→ Stored data
*****

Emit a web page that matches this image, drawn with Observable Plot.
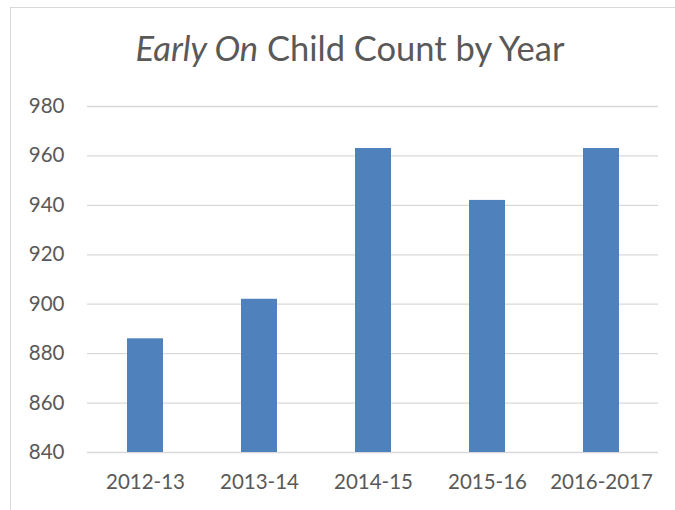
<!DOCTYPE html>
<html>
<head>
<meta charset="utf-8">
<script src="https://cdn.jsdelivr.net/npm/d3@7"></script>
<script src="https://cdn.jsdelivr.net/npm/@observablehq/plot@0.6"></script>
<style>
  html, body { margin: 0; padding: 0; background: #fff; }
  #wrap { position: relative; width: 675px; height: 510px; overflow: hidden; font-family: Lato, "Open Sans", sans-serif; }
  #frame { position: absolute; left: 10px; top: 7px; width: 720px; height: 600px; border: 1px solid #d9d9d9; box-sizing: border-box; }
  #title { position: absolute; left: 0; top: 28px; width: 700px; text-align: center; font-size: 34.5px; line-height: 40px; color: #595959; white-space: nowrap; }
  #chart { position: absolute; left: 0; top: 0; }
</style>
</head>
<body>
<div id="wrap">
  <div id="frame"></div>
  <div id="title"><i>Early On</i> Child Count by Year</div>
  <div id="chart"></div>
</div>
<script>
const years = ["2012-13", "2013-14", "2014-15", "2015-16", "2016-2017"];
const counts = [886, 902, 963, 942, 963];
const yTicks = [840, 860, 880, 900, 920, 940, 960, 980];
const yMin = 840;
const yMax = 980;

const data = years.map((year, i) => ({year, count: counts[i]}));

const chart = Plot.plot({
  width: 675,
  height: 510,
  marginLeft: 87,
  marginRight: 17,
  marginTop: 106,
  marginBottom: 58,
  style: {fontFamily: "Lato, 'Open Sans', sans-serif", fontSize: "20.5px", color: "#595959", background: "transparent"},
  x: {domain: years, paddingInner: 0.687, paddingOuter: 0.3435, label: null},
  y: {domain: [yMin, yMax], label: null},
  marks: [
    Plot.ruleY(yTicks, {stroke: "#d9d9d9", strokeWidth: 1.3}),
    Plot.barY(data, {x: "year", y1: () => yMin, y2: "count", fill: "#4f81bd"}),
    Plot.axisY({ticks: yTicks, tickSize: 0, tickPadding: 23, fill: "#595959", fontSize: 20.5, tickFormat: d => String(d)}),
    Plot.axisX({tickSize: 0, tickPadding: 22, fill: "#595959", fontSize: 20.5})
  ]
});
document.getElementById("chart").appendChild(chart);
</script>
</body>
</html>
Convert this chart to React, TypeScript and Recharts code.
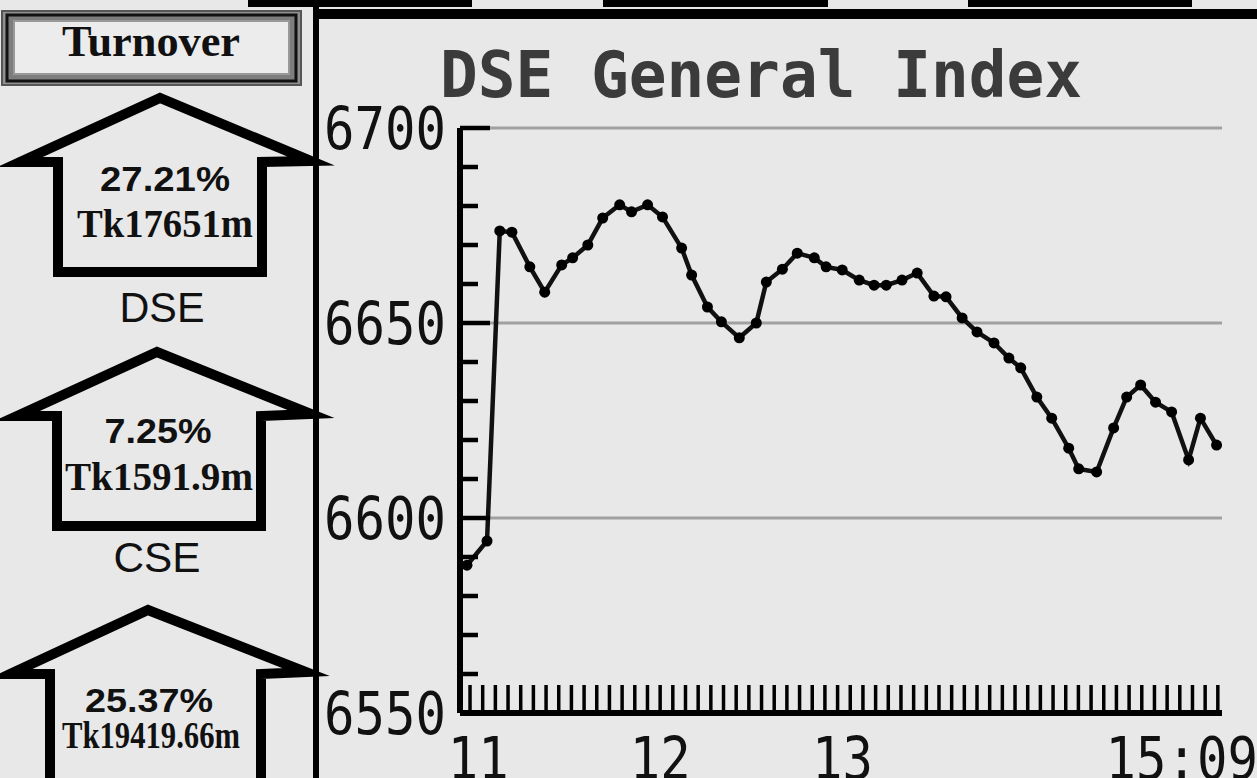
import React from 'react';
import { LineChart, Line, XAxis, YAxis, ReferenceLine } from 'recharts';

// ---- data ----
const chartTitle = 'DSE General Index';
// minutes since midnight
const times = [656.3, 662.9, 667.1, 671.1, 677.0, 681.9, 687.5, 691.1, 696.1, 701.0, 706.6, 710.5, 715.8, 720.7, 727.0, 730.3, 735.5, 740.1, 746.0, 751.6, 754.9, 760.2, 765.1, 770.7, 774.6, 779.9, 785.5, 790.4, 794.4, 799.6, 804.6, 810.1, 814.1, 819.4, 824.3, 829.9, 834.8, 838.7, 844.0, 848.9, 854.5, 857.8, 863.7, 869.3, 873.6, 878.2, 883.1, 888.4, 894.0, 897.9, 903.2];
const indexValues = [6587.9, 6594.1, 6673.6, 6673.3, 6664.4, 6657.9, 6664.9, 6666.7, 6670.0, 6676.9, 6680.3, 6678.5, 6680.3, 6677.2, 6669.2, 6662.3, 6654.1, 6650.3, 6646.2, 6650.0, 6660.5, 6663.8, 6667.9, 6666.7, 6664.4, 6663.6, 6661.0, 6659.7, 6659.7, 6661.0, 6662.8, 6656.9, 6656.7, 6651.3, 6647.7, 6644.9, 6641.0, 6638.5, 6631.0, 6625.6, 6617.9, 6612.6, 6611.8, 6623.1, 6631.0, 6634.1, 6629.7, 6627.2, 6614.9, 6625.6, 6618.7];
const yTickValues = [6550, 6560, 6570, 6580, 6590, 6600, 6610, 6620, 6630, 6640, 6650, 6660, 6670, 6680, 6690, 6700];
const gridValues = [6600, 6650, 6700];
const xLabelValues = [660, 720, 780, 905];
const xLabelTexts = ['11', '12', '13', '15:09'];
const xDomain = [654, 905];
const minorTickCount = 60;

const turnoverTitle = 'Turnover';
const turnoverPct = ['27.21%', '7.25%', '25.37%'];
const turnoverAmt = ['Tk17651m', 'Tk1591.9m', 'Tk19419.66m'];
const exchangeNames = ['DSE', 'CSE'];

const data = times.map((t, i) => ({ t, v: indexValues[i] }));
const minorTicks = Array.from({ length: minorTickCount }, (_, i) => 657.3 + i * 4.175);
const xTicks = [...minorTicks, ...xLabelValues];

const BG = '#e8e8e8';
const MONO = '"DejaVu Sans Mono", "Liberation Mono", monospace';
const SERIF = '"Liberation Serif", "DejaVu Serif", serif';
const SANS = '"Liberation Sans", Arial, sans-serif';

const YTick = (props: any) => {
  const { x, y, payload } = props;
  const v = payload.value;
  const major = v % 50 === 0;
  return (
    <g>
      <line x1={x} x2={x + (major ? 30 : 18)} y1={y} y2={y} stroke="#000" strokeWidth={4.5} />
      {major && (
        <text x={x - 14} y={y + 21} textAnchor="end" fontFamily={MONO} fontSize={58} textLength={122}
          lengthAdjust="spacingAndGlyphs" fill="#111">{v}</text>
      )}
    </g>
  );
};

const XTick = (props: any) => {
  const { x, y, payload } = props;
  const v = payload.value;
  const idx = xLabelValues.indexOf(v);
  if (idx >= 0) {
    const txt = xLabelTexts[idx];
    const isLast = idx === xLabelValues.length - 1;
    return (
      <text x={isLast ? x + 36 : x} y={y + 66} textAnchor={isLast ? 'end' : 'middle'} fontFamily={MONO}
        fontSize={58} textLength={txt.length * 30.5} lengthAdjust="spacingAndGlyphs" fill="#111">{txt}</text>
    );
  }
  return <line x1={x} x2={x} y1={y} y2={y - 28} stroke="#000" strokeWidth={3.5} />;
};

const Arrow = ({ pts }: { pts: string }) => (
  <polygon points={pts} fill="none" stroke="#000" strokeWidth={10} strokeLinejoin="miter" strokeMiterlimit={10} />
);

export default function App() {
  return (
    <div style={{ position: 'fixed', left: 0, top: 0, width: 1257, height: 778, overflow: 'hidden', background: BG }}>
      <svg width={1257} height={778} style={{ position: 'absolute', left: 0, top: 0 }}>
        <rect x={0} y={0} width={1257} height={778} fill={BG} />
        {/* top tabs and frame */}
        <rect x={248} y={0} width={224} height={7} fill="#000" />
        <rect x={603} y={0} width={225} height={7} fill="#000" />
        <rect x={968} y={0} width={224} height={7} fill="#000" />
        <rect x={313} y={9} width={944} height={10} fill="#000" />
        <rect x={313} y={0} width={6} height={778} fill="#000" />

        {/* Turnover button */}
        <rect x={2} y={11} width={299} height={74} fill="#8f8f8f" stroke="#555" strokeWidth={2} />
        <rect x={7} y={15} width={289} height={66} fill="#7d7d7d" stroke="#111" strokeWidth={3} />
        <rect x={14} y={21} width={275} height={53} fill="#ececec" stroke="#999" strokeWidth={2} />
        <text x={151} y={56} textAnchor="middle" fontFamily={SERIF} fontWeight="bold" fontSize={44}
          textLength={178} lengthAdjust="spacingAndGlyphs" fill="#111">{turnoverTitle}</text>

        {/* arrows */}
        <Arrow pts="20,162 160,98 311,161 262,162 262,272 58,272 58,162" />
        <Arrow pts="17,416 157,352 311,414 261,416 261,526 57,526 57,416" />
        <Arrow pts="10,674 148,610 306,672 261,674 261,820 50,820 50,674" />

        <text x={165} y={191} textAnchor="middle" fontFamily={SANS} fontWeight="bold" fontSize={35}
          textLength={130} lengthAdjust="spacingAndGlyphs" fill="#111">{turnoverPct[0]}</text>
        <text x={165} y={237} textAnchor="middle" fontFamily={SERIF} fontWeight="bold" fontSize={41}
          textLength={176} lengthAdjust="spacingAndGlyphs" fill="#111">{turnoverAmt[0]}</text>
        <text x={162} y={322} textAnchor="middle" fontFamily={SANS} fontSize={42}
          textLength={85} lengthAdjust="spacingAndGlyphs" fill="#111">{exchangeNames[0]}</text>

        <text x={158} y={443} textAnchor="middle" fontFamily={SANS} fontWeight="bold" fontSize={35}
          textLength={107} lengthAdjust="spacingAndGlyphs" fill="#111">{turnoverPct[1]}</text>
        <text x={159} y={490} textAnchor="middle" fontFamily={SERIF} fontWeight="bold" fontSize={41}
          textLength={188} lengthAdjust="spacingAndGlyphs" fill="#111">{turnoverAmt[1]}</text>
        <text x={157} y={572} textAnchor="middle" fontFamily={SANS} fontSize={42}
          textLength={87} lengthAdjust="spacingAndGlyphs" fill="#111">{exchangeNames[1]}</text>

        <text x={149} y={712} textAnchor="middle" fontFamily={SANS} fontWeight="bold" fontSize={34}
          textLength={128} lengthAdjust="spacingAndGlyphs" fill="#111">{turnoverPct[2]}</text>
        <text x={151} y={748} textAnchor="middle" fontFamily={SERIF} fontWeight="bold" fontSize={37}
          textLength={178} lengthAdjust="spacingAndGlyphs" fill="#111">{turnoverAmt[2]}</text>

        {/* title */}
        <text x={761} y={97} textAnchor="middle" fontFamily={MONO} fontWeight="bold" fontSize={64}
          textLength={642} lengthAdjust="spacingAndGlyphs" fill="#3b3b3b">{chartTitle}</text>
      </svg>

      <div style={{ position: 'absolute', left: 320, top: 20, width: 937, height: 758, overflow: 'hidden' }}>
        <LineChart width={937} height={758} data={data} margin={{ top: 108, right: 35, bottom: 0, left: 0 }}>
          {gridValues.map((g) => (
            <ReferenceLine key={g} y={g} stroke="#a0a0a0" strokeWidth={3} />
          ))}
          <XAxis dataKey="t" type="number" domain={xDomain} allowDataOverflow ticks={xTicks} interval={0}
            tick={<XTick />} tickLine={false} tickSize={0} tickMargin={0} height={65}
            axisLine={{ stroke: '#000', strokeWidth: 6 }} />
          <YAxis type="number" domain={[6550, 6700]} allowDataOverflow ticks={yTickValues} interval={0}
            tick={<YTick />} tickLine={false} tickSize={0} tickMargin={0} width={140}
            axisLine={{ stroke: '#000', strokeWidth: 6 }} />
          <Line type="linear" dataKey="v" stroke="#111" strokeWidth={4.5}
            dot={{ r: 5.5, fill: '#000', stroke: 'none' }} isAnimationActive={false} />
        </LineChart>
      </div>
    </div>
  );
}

*****

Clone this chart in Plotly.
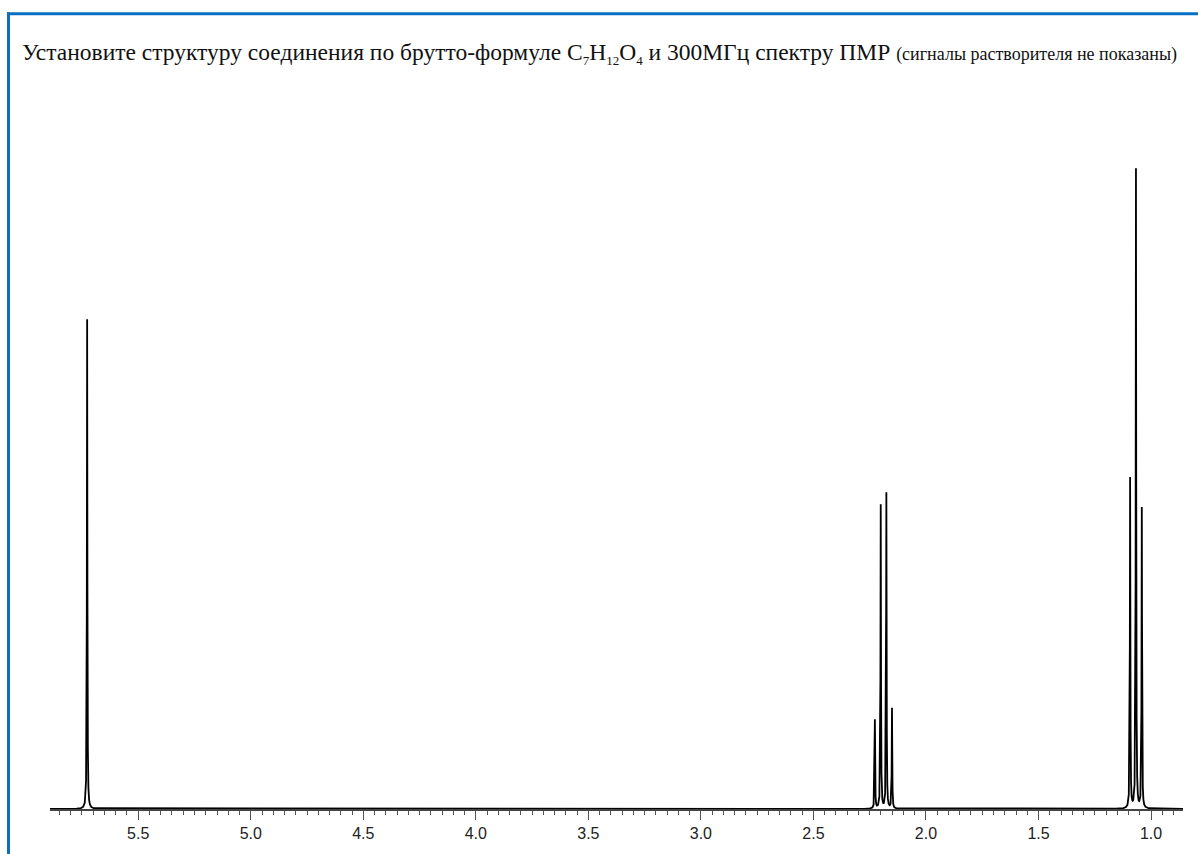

*****

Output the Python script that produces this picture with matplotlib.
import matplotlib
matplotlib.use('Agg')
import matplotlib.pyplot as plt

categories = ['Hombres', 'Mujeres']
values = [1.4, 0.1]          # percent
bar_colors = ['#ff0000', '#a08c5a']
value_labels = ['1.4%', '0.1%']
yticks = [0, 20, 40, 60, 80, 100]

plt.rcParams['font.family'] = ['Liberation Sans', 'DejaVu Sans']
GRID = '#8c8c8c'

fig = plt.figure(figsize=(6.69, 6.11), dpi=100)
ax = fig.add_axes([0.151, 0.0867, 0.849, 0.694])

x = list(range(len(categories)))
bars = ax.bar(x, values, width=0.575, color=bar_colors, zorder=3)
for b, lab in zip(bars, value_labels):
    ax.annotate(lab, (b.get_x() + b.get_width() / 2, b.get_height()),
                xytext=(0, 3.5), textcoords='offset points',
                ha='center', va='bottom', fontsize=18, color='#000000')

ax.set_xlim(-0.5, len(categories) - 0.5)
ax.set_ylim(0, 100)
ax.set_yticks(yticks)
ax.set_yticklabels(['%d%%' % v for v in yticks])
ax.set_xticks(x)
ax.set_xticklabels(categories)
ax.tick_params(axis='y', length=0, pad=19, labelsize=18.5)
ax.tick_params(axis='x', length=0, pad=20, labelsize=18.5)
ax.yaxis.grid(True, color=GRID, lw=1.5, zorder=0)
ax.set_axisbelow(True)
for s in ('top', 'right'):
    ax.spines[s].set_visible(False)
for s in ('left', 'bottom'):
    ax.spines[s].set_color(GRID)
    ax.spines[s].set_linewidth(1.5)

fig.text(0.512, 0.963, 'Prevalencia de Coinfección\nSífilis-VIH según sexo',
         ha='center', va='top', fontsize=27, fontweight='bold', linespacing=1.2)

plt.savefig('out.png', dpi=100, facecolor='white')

*****

What's needed is an exact copy of the records above from the line containing "Emit a web page" down to the line containing "const data = years.map((year, i)", both included, without any pictures.

Emit a web page that matches this image, drawn with Observable Plot.
<!DOCTYPE html>
<html>
<head>
<meta charset="utf-8">
<script src="https://cdn.jsdelivr.net/npm/d3@7"></script>
<script src="https://cdn.jsdelivr.net/npm/@observablehq/plot@0.6"></script>
<style>
  html, body { margin: 0; padding: 0; background: #fff; }
  #wrap { position: relative; width: 675px; height: 510px; overflow: hidden; font-family: Lato, "Open Sans", sans-serif; }
  #frame { position: absolute; left: 10px; top: 7px; width: 720px; height: 600px; border: 1px solid #d9d9d9; box-sizing: border-box; }
  #title { position: absolute; left: 0; top: 28px; width: 700px; text-align: center; font-size: 34.5px; line-height: 40px; color: #595959; white-space: nowrap; }
  #chart { position: absolute; left: 0; top: 0; }
</style>
</head>
<body>
<div id="wrap">
  <div id="frame"></div>
  <div id="title"><i>Early On</i> Child Count by Year</div>
  <div id="chart"></div>
</div>
<script>
const years = ["2012-13", "2013-14", "2014-15", "2015-16", "2016-2017"];
const counts = [886, 902, 963, 942, 963];
const yTicks = [840, 860, 880, 900, 920, 940, 960, 980];
const yMin = 840;
const yMax = 980;

const data = years.map((year, i) => ({year, count: counts[i]}));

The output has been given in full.